In reality, a physical canvas is neither perfectly uniform nor utterly random. This may be ‘modeled’ by imagining that the thread count has an average value and that there is some variation about that average among the different patches. This kind of situation is not uncommon, and over the years statisticians have developed rules of thumb that can help simplify and quantify how many samples must be measured given the desired accuracy and the expected variation in the samples.1
This same argument can be applied to estimate how accurately a collection of manual thread counts will represent the actual average thread count. Consider a canvas such as The Milkmaid (L07), which is approximately 45.5 x 41 square cm. Taking a thread measurement in each 1 square cm block would require a total of 1865 measurements. The average thread measurements are on the order of 15 threads/cm, and (as discussed in chapter 6) it is desirable to find the true value within +/-1 thread/cm. This variation is approximately 7%. Choosing a confidence level of 90% and following the same kind of logic as in the polling example (note 5) yields a sample size of 128. This means if 128 thread locations were measured many times, then 9 times out of 10, the average will lie within 7% of the true average (that is, if all 1865 locations were measured). Alternatively, it is possible to estimate the error incurred if a specified number of samples are measured. Consider sampling 15 locations, a total number of patches equal to 1865, and a confidence level of 90%. In this case, the formula (1) shows that there is approximately 21% error, that is, nine out of 10 times, the true answer will lie within +/-3.15 threads/cm.
This technique provides good estimates when the individual measurements are independent of each other. In a canvas, the structure of the parallel interwoven threads represents a complex set of dependencies that likely cause the estimates to be overly pessimistic. A unique feature of the thread counting is the spatial distribution of the information. For example, it would be poor strategy to take all the measurements from a single column because the behavior of the threads on all other columns would not be taken into account.2 This suggests examining patches from an equal number of rows and an equal number of columns, along the diagonal, or along any shuffling of the diagonal, where the image looks easy to count. For example, figure  shows a minimal set of arbitrary locations that cover all rows and columns.

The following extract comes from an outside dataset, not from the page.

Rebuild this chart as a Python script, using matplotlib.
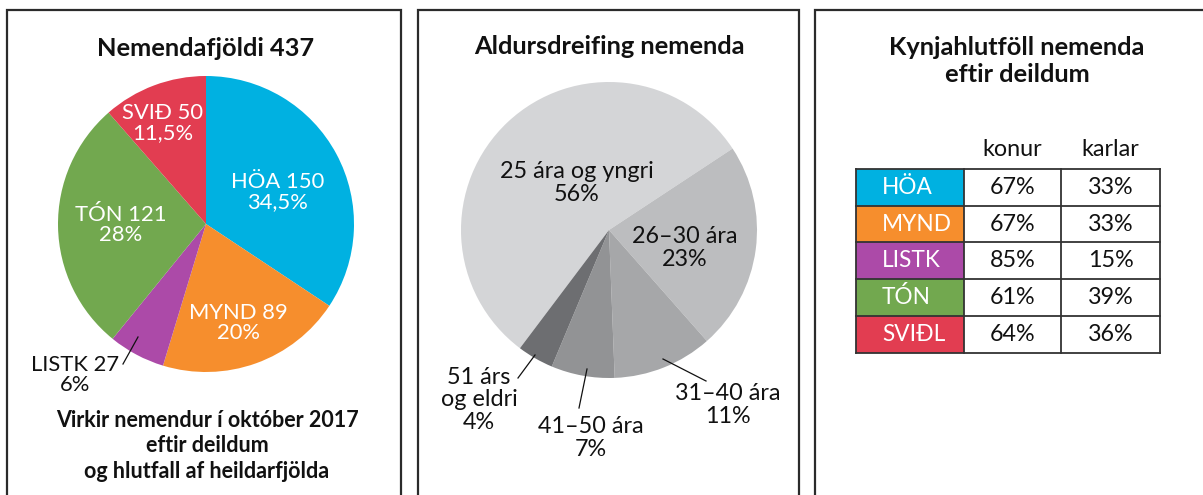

Achieving an accurate manual estimate of the average thread count requires more than statistics. First, it makes no sense to try to count locations where it is difficult to see the canvas clearly. Second, the spots must be chosen to capture all possible rows and columns, otherwise anomalies may exist in these unmeasured locations. Finally, because manual counts are constrained to a small number of measurements, these must be taken at carefully chosen locations where the thread densities are representative of the average. This is why it is important to use good judgment when carrying out the manual counts and to carefully document the procedure as it is carried out. Using the threadMarker function makes it easier to do the manual counting, and automatically document the results.

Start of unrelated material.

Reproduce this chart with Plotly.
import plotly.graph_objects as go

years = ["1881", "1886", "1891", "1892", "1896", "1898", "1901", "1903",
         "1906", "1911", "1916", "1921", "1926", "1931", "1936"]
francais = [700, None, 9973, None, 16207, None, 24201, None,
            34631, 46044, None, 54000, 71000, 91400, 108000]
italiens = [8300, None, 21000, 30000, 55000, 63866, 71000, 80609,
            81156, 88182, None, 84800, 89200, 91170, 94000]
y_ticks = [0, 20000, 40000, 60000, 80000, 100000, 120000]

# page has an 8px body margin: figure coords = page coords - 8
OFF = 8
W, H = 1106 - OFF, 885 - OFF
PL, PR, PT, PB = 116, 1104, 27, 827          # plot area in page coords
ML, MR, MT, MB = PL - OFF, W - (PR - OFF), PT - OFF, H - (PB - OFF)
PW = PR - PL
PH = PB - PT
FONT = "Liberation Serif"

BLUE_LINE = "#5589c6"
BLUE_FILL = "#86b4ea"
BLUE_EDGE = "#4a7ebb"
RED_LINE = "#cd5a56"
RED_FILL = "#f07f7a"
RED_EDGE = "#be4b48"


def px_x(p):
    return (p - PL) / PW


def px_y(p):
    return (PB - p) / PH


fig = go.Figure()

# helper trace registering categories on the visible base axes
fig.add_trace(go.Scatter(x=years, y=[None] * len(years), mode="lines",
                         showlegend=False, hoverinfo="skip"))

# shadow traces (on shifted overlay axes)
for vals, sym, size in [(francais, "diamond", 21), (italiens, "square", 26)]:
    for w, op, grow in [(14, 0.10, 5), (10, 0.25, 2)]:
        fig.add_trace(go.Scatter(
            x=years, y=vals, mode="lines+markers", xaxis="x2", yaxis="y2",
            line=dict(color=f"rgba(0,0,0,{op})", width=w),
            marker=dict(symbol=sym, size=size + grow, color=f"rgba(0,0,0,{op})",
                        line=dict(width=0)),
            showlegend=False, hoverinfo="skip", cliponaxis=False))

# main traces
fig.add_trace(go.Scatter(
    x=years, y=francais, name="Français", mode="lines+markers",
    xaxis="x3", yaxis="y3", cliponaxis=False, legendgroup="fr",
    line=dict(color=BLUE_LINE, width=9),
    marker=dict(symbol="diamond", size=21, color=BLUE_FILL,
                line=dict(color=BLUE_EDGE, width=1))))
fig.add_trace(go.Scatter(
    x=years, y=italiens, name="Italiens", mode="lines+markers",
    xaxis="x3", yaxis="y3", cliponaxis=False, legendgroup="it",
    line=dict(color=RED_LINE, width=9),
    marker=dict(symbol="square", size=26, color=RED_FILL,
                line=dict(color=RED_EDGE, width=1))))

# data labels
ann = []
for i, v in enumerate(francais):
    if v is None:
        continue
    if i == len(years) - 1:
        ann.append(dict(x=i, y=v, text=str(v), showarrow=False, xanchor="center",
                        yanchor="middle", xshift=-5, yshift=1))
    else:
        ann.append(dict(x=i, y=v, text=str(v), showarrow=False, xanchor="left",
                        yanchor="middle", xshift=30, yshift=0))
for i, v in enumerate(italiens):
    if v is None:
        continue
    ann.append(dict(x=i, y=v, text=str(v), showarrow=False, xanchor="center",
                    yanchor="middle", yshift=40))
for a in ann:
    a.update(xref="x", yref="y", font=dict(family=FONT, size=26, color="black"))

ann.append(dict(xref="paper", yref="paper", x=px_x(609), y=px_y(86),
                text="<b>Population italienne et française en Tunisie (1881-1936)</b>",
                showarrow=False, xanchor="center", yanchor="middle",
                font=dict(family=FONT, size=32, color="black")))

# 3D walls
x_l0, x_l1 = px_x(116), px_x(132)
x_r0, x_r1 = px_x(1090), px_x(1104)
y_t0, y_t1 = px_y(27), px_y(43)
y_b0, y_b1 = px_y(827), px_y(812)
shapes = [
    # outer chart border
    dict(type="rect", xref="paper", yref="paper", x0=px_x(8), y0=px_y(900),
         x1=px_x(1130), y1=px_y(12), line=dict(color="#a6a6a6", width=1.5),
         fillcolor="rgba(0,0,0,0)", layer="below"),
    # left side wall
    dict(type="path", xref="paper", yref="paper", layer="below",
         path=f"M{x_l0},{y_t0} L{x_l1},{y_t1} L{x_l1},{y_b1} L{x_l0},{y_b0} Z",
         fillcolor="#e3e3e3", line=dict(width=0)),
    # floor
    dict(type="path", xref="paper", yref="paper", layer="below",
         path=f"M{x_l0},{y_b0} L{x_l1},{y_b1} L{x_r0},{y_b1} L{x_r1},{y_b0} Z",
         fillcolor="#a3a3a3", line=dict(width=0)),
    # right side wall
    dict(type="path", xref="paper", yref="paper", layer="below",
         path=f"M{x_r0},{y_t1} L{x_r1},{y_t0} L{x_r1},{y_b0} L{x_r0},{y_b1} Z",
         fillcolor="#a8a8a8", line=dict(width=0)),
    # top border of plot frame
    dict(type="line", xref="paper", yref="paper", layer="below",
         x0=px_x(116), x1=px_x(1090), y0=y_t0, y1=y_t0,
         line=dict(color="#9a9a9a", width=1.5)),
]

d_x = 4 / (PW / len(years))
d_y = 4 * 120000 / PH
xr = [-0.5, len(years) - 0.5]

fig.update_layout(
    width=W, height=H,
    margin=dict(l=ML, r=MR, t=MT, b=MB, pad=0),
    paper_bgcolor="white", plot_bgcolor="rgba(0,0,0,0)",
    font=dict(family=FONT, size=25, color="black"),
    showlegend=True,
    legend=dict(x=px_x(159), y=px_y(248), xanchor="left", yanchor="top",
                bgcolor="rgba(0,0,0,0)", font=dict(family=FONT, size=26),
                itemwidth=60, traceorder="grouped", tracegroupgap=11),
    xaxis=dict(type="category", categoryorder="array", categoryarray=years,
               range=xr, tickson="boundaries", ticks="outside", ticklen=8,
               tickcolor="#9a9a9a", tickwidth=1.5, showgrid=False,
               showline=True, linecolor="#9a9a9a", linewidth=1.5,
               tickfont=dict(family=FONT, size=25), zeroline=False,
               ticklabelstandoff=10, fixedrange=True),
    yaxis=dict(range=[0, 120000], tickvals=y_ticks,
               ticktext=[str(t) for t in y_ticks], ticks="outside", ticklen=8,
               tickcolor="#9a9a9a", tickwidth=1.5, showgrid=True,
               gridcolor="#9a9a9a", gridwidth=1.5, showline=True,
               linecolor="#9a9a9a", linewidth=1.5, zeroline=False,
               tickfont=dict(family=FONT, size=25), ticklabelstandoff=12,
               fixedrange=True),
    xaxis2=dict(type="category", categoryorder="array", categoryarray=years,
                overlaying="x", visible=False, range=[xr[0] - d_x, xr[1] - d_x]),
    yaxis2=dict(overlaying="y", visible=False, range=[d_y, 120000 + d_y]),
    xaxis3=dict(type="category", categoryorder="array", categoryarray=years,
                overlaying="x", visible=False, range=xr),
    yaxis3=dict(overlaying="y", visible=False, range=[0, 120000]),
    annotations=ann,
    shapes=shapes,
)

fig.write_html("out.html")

The specific choice of sampling locations is flexible; what is important is to sample approximately the same number of times from each row and from each column, and to cover all rows and all columns. This figure shows an arbitrary set of sampling locations (the green boxes) spread across the surface of an X-ray of the canvas from Vermeer’s The Milkmaid.
This kind of argument will perhaps be familiar from the realm of polling, where the goal is to estimate the percentage of voters who prefer the Red Party and the percentage who prefer the Blue Party in an upcoming election. When properly presented, such polling is reported not as a single number (the percent that will likely vote blue or red), but with a variance, a level of confidence, as well as the number of participants in the poll. Thus: 750 registered voters were polled, 52% chose blue, with an expected error of +/- 3%. Left unsaid is that this is calculated with a certain level of confidence (say 90%). A fuller interpretation of these numbers is: if the survey of 750 people were conducted many times, then 9 times out of 10 (that is 90%) the survey would return answers between 49% and 55%. In statistics, the sample size (the number of people to poll) can be calculated assuming a bell-curve distribution as:
sample size = N z2/(4 e2 N + z2) (1)
where N is the total population (total number of registered voters), e is the error (+/-3% above), and z is the number of standard deviations away from the mean (typically z=1.645 for 90% confidence and z=1.96 for 95%). Histograms of the thread and angle densities (such as appear in §5.4) suggest that the data is reasonably well approximated by a bell-shaped curve.
2 Implicit in E. van de Wetering, ‘The Canvas Support’, from Chapter 5 of Rembrandt: The Painter at Work, Berkeley/Los Angeles/London 2000, is that a bundle of vertical threads has close to the same count in every patch along the bundle. Hence Van de Wetering warns against counting the same threads twice in order not to degrade the calculated average.